Citigroup Inc.'s latest effort to increase its lending will be an exercise in thinking small.

The bank said last week that it is partnering with the Enterprise Community Loan Fund, a community development organization, to invest $30 million in small businesses. That amount is a relative drop in the bucket for the third-largest bank by assets, which earned $1.17 billion in the fourth quarter of 2011 alone — to the disappointment of investors.

Citigroup executives call the investment an initial effort that could be expanded if it is successful. And the bank has gotten adept at partnering with outside organizations for its small-business lending. For example, in 2008 the bank entered a five-year agreement to buy $30 million in loans from microlender Accion Texas. And in 2010 the bank set up a $200 million fund, managed by the Calvert Foundation and the Opportunity Finance Network, to help spur small business development in low-income neighborhoods.

These unconventional arrangements often garner outsize attention for Citigroup's small-business lending, even if the bank is only pledging a few tens of millions of dollars.

"They've been doing it for years. It makes a great press release to show their commitment to small business lending," says Ami Kassar, founder and chief executive of Multifunding, a small business financing consultancy.

The new Opportunity Fund will provide loans of up to $2 million to companies with annual revenue of $3 million to $60 million that operate in low- and moderate-income neighborhoods in New York City and Boston. It will be run by Next Street Financial, a consultancy for small business owners, and participating businesses will receive strategic advice as well as a loan.

Kassar says he "applauds the model of bigger banks putting money into smaller institutions in order to distribute it to smaller businesses," but warns that this latest venture is not reaching the neediest small businesses: those with less than $1 million in annual revenue.

"Companies with revenue of $5 million to $10 million, if they are doing ok, they are not having nearly as hard a time getting financing as smaller companies," he says. "I'd be a lot more excited if they [Citigroup and Next Street] were helping urban businesses of $1 million or less. These are the businesses being most nailed in the credit crunch, particularly the retailers."

There were about 5.1 million firms with under $1 million in revenue in 2007, according to data from the U.S. Small Business Administration.

"By the time you get to $3 million [in annual revenue], that's pretty big for a private firm," adds Mitchell Petersen, a professor of finance at Northwestern University's Kellogg School.

Nevertheless, the partnership may still allow for lending to smaller firms than would typically receive funds from Citigroup or one of the other megabanks. The top four banks all classify small businesses as any with annual revenue under $20 million, and Kassar says the banks typically lend to firms near the top end of that range.

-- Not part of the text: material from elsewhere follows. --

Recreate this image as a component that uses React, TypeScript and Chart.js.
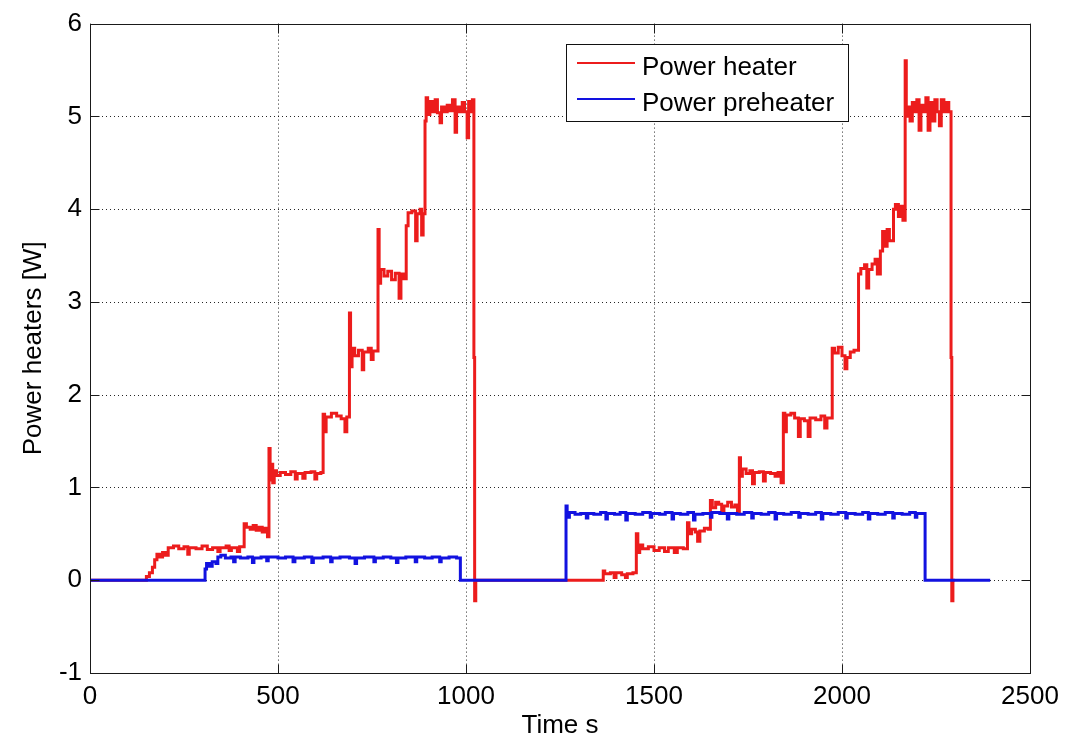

The participants in Citigroup's new venture argue that small businesses of all sizes need the advice and funding they will offer. Ronald L. Walker, II, president of Next Street, told American Banker in an interview on Monday that Next Street was intentionally focusing on the $3 million to $60 million group.

"We call this group the missing middle. They need this level of advice, which is more than just technical assistance. They need strategy and pricing models and growth capital," he says, adding that the parties hope to make the first loans sometime later this year.

Because Citigroup's funding is paired with advisory services, it could help restore the more personal aspect of lending known to bankers in eras past, says Northwestern's Petersen.

In the past lending officers "often provided informal advice and a broad network of connections," says Petersen. That means a lender might have told a small business owner that he needed to make certain changes to production or cut expenses before a loan would go through. In an automated process, a lending request is more likely to get the thumbs up or thumbs down without that interaction.

Petersen notes that the challenge for those involved in the partnership will be evaluating the success of the program.

"One way to view it is as some kind of experiment," he says. "Often the problem ex-post is determining how much of the outcome was skill and how much of it was luck."

Citigroup will be evaluating how the recipient businesses' fundamentals are shaping up and how the consulting services contributed to their success, Andrew Ditton, co-head of Citi Community Capital, told American Banker in the same interview on Monday.

"We expect to see businesses adding production capacity and expanding their customer base, and hopefully increasing revenue — a real link between the advisory work and use of the capital from the fund," he says, adding that the bank could expand the partnership down the line if the venture proves successful.

"Hopefully it's a model that we would expand in the future. Something we could support at the level right now — call it an R&D phase — and expand that support as it demonstrates its effectiveness," Ditton adds.